Les musiciens obsessionnels ont quelque chose de fascinant qui les distingue des autres musiciens. Être obsessionnel, ce n'est pas forcément pathologique. Ça peut être une manière singulière d'aborder la musique. Une manière de la poursuivre jusques en ses derniers retranchements, de ne pas lâcher une idée avant de l'avoir épuisée, de l'avoir tellement travaillée qu'elle n'en peut plus, qu'elle se désagrège. Il faut alors la laisser reposer ou mourir, c'est selon.
Les musiciens de
Maserati et, en tête, Gerry Fuchs — leur batteur — sont de ce genre-là. Du genre à poursuivre une même ligne mélodique jusqu'à l'épuisement total de ses possibilités (
Inventions). Du genre à moins suivre un rythme qu'à laisser — au terme d'une course haletante — le batteur harceler son tom basse sans perdre le rythme, créant ainsi une déferlante sonore tandis que le bassiste infatigable scande le même riff minimal, enroule inlassablement la musique autour de lui (
Show me the season). Rendue à ses appareils les plus simples, dégagée de tout artifice, la musique devient un hymne à sa propre nature rythmique. Une force qui se déroule et qui, sous la contrainte d'une réduction à l'essentiel, se libère.

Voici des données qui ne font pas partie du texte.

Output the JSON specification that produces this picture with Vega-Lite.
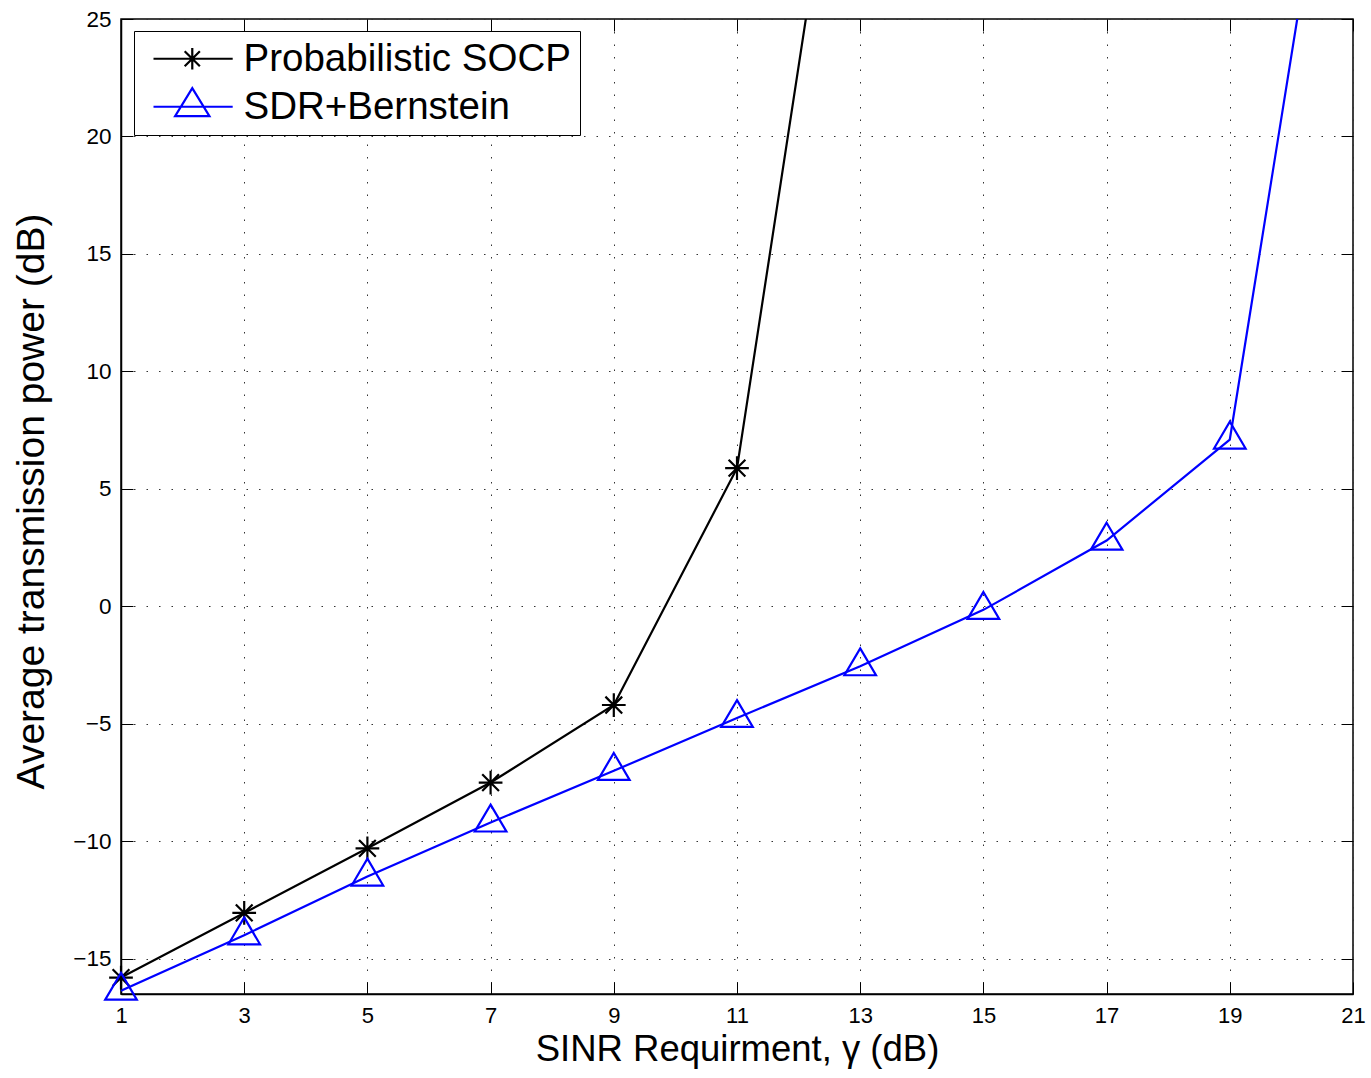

Obsessionnel, assurément, mais d'un autre genre aussi. Du genre à suivre — malgré les aléas des formations — une idée fixe. Comme cette insistance avec laquelle Gerry Fuchs revisite
Synchronicity (I & II) de
The Police. Avec
Turing Machine, sur
Zwei, c'était
Synchronicity III. Sur
Inventions for the new season, c'est
Synchronicity IV. Manières de faire apparaître des filiations qui n'ont peut-être rien d'évident, mais qui pourtant structurent l'approche musicale d'un groupe, lui donnent une cohérence. Et, au-delà de tel ou tel groupe particulier, elles font d'un musicien quelqu'un qui suit une réelle trajectoire plutôt qu'un individu qui erre sans savoir où il va.